A cheap shot against whom? The viewer? Plantation owners past? African American history and the representation of the black female body are hardly resolved or irrelevant issues. Kara Walker is utilizing shock as a tool, and you can take it on a shallow visual level, at face value, and fully miss the cultural, historical, and theoretical contexts. I don't think it is a cheap shot to make a viewer have to deal with a difficult issue, or exert some effort for aesthetic or intellectual satisfaction. But people choose to deal with art for different reasons, not everyone wants to be challenged. Direct them to the Impressionist wing. Or to the John Currin survey.

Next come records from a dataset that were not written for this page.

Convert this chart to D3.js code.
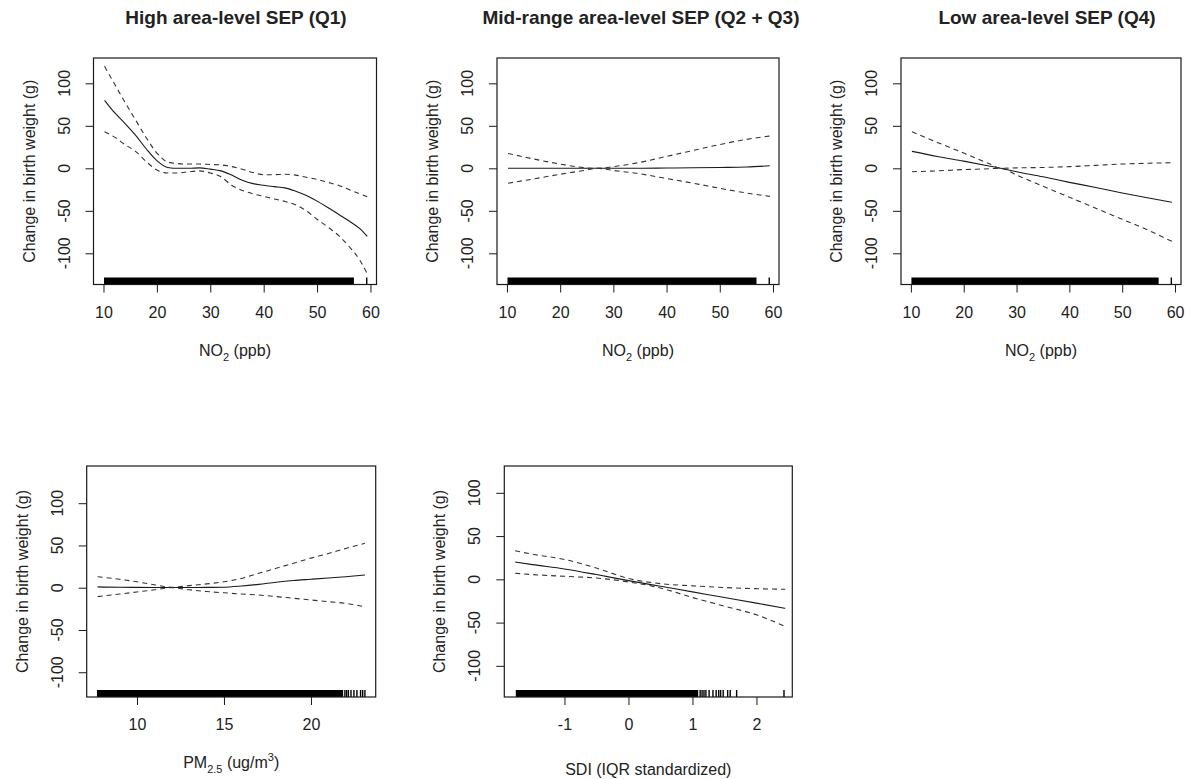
<!DOCTYPE html>
<html><head><meta charset="utf-8">
<script src="https://cdn.jsdelivr.net/npm/d3@7"></script>
<style>
body{margin:0;background:#fff}
text{font-family:"Liberation Sans",Arial,sans-serif;fill:#222}
</style>
</head><body>
<svg id="chart" width="1190" height="779"></svg>
<script>
// ---------- data ----------
const titles = ["High area-level SEP (Q1)", "Mid-range area-level SEP (Q2 + Q3)", "Low area-level SEP (Q4)"];
const yTicks = [-100, -50, 0, 50, 100];
const no2Ticks = [10, 20, 30, 40, 50, 60];
const pmTicks = [10, 15, 20];
const sdiTicks = [-1, 0, 1, 2];

// Panel 1: NO2, Q1
const q1X     = [10.2, 12, 14, 16, 18, 20, 22, 24, 26, 28, 30, 32, 34, 36, 38, 40, 42, 44, 46, 48, 50, 52, 54, 56, 58, 59.4];
const q1Fit   = [80, 66, 53, 39, 23, 9, 1, 0, 0, 0.5, -1, -3, -8, -14, -18, -20, -21.5, -23, -27, -32, -38.6, -46, -54, -62, -71, -80];
const q1Upper = [120, 100, 78, 57, 36, 18, 7.5, 5.5, 5, 5, 4.5, 4, 2, -1, -5, -7.5, -7.5, -7, -8, -10.5, -13, -16.5, -20, -25, -30, -33.5];
const q1Lower = [43, 37, 28, 20, 8, -2, -5.5, -5.5, -4, -3, -5.5, -10, -20, -26, -30, -33, -36, -39, -43, -50, -60, -69, -79, -92, -108, -124];

// Panel 2: NO2, Q2+Q3
const q23X     = [10.2, 15, 20, 25, 27, 30, 35, 40, 45, 50, 55, 59.4];
const q23Fit   = [0, 0, 0, 0, 0, 0, 0, 0.3, 0.6, 1, 1.5, 3];
const q23Upper = [17.5, 11, 5, 0.5, 0, 2, 7, 14, 21, 28, 34, 38];
const q23Lower = [-17.5, -12.5, -7, -2, 0, -2.5, -6.5, -12, -17.5, -23.5, -29, -33];

// Panel 3: NO2, Q4
const q4X     = [10.2, 15, 20, 25, 27, 30, 35, 40, 45, 50, 55, 59.4];
const q4Fit   = [20, 14, 8.5, 2.5, 0, -4, -10, -16.5, -22.5, -29, -35, -40];
const q4Upper = [43, 30.5, 18, 5, 0, 0.5, 1, 2, 3.5, 5, 6, 6.6];
const q4Lower = [-4, -3, -1.5, -0.5, 0, -8, -21, -34, -47, -60, -73, -86];

// Panel 4: PM2.5
const pmX     = [7.74, 9, 10, 11, 12, 13, 14, 15, 16, 17, 18, 19, 20, 21, 22, 23.1];
const pmFit   = [1, 0.5, 0.4, 0.3, 0.3, 0.3, 0.4, 0.6, 2, 4, 6.5, 8.5, 10, 11.5, 13, 15];
const pmUpper = [13, 10, 7, 3.5, 0.5, 2.5, 4.5, 7, 11, 17, 23, 29, 35, 40.5, 46.5, 52.5];
const pmLower = [-10.5, -7.5, -5, -2.5, 0, -2.5, -4.5, -6, -7.5, -8.7, -10.5, -12.5, -14.5, -16.5, -18.5, -22.5];

// Panel 5: SDI
const sdiX     = [-1.77, -1.5, -1, -0.5, 0, 0.5, 1, 1.5, 2, 2.45];
const sdiFit   = [20, 17, 12, 5.5, -1.5, -8, -14.5, -21, -27.5, -33.5];
const sdiUpper = [33, 29, 23, 13, 1, -5, -7.5, -9.5, -10.8, -11.5];
const sdiLower = [7, 5.5, 3.5, 1.5, -3, -10, -21, -31, -41, -54.5];

// Rugs: dense band [from, to] plus isolated ticks
const no2RugBand = [10.1, 56.9];
const no2RugTicks = [59.3];
const pmRugBand = [7.7, 21.85];
const pmRugTicks = [21.95, 22.05, 22.15, 22.3, 22.47, 22.64, 22.85, 22.97, 23.1];
const sdiRugBand = [-1.76, 1.09];
const sdiRugTicks = [1.12, 1.15, 1.18, 1.21, 1.26, 1.32, 1.37, 1.41, 1.44, 1.48, 1.55, 1.59, 1.69, 2.43];

// ---------- layout ----------
const panels = [
  {title: titles[0], box: [93.5, 58, 376.5, 284.5], xd: [8.13, 61.13], yd: [-136.7, 129.8], xt: no2Ticks,
   x: q1X, fit: q1Fit, up: q1Upper, lo: q1Lower, band: no2RugBand, rt: no2RugTicks, xlab: "no2", titleX: 236},
  {title: titles[1], box: [497, 58, 779, 284.5], xd: [8.13, 61.13], yd: [-136.7, 129.8], xt: no2Ticks,
   x: q23X, fit: q23Fit, up: q23Upper, lo: q23Lower, band: no2RugBand, rt: no2RugTicks, xlab: "no2", titleX: 641},
  {title: titles[2], box: [901, 58, 1181, 284.5], xd: [8.13, 61.13], yd: [-136.7, 129.8], xt: no2Ticks,
   x: q4X, fit: q4Fit, up: q4Upper, lo: q4Lower, band: no2RugBand, rt: no2RugTicks, xlab: "no2", titleX: 1047},
  {title: null, box: [86.7, 466, 375.7, 697], xd: [7.11, 23.72], yd: [-129.3, 144], xt: pmTicks,
   x: pmX, fit: pmFit, up: pmUpper, lo: pmLower, band: pmRugBand, rt: pmRugTicks, xlab: "pm"},
  {title: null, box: [504.3, 466, 792.3, 697], xd: [-1.94, 2.56], yd: [-136, 131], xt: sdiTicks,
   x: sdiX, fit: sdiFit, up: sdiUpper, lo: sdiLower, band: sdiRugBand, rt: sdiRugTicks, xlab: "sdi"}
];

const svg = d3.select("#chart");
const ink = "#1a1a1a";
const FS = 16;

panels.forEach(p => {
  const [x0, y0, x1, y1] = p.box;
  const xs = d3.scaleLinear().domain(p.xd).range([x0, x1]);
  const ys = d3.scaleLinear().domain(p.yd).range([y1, y0]);
  const g = svg.append("g");

  // rug
  g.append("rect")
    .attr("x", xs(p.band[0])).attr("y", y1 - 7)
    .attr("width", xs(p.band[1]) - xs(p.band[0])).attr("height", 7)
    .attr("fill", "#000");
  g.selectAll(".rug").data(p.rt).enter().append("line")
    .attr("x1", d => xs(d)).attr("x2", d => xs(d))
    .attr("y1", y1 - 7).attr("y2", y1)
    .attr("stroke", "#000").attr("stroke-width", 1.4);

  // curves
  const line = d3.line().x((d, i) => xs(p.x[i])).y(d => ys(d)).curve(d3.curveMonotoneX);
  g.append("path").attr("d", line(p.fit)).attr("fill", "none").attr("stroke", ink).attr("stroke-width", 1.1);
  [p.up, p.lo].forEach(s => {
    g.append("path").attr("d", line(s)).attr("fill", "none").attr("stroke", "#333")
      .attr("stroke-width", 1.1).attr("stroke-dasharray", "5,4");
  });

  // box
  g.append("rect").attr("x", x0).attr("y", y0).attr("width", x1 - x0).attr("height", y1 - y0)
    .attr("fill", "none").attr("stroke", ink).attr("stroke-width", 1.2);

  // x axis
  const xa = g.append("g").attr("transform", `translate(0,${y1})`)
    .call(d3.axisBottom(xs).tickValues(p.xt).tickSize(8).tickPadding(14).tickFormat(d => String(d)));
  xa.select(".domain").remove();
  xa.selectAll("line").attr("stroke", ink);
  xa.selectAll("text").attr("font-size", FS).style("font-family", '"Liberation Sans",Arial,sans-serif').attr("fill", "#222");

  // y axis
  const ya = g.append("g").attr("transform", `translate(${x0},0)`)
    .call(d3.axisLeft(ys).tickValues(yTicks).tickSize(8).tickFormat(d => String(d)));
  ya.select(".domain").remove();
  ya.selectAll("line").attr("stroke", ink);
  ya.selectAll("text").remove();
  g.selectAll(".ylab").data(yTicks).enter().append("text")
    .attr("transform", d => `translate(${x0 - 24},${ys(d)}) rotate(-90)`)
    .attr("text-anchor", "middle").attr("font-size", FS)
    .text(d => String(d));

  // y title
  g.append("text")
    .attr("transform", `translate(${x0 - 59},${(y0 + y1) / 2}) rotate(-90)`)
    .attr("text-anchor", "middle").attr("font-size", FS)
    .text("Change in birth weight (g)");

  // x title
  const cx = (x0 + x1) / 2;
  if (p.xlab === "no2") {
    const t = g.append("text").attr("x", cx).attr("y", y1 + 71).attr("text-anchor", "middle").attr("font-size", FS);
    t.append("tspan").text("NO");
    t.append("tspan").attr("font-size", 11).attr("dy", 5).text("2");
    t.append("tspan").attr("dy", -5).text(" (ppb)");
  } else if (p.xlab === "pm") {
    const t = g.append("text").attr("x", cx).attr("y", y1 + 71).attr("text-anchor", "middle").attr("font-size", FS);
    t.append("tspan").text("PM");
    t.append("tspan").attr("font-size", 11).attr("dy", 5).text("2.5");
    t.append("tspan").attr("dy", -5).text(" (ug/m");
    t.append("tspan").attr("font-size", 11).attr("dy", -7).text("3");
    t.append("tspan").attr("dy", 7).text(")");
  } else {
    g.append("text").attr("x", cx).attr("y", y1 + 78).attr("text-anchor", "middle").attr("font-size", FS)
      .text("SDI (IQR standardized)");
  }

  // title
  if (p.title) {
    g.append("text").attr("x", p.titleX).attr("y", 24).attr("text-anchor", "middle")
      .attr("font-size", 19).attr("font-weight", "bold").text(p.title);
  }
});
</script>
</body></html>
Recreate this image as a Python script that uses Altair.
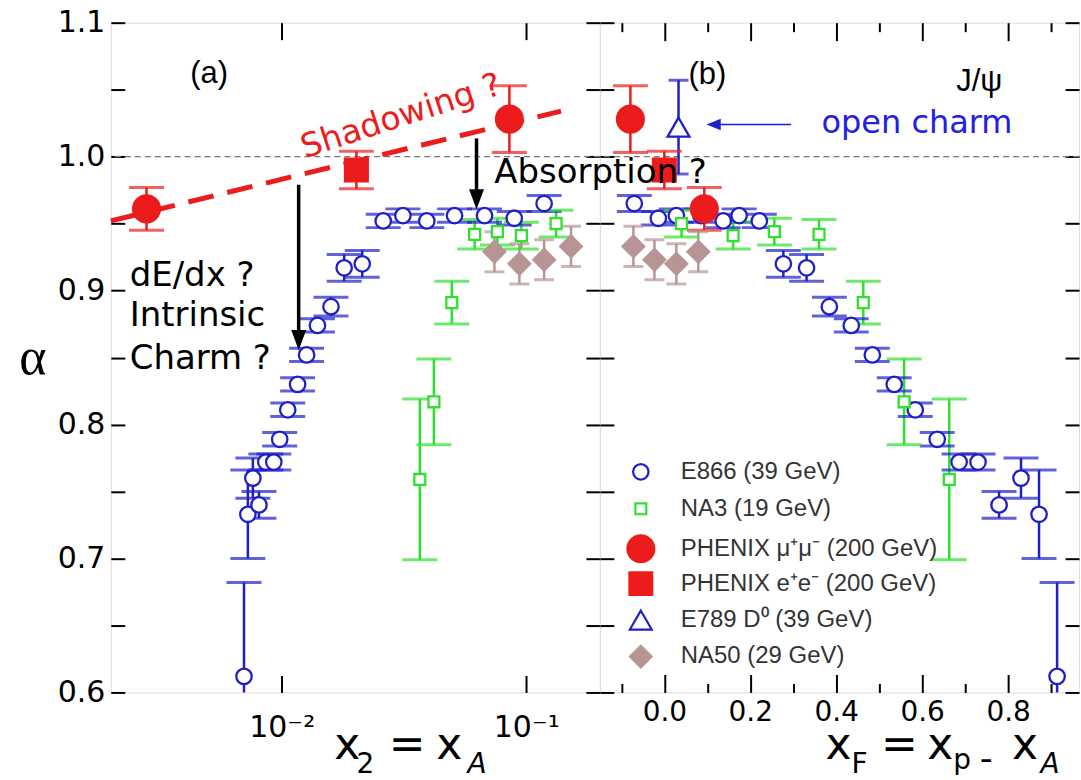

But to "Meh" … now THAT is cynical.
Also, as far as "technical level" is concerned … that is complicated. Some of her pieces are sold as intellectual property rights, as an image, and the execution is handled by the Museum/Gallery etc. I saw a somewhat poorly installed piece at the MFA in Boston. I saw a series of lithographs that were technically astounding, but they would have been printed by a master printer. But I don't go to see Kara Walker's work for the precise edges of the paper cutouts.
I'd also include a David Park, maybe, among others of his school. Focus on WPA artists, etc.– a program we should resurrect!
why not commission Currin to paint a portrait of Barack and Michelle? Now THAT would be interesting!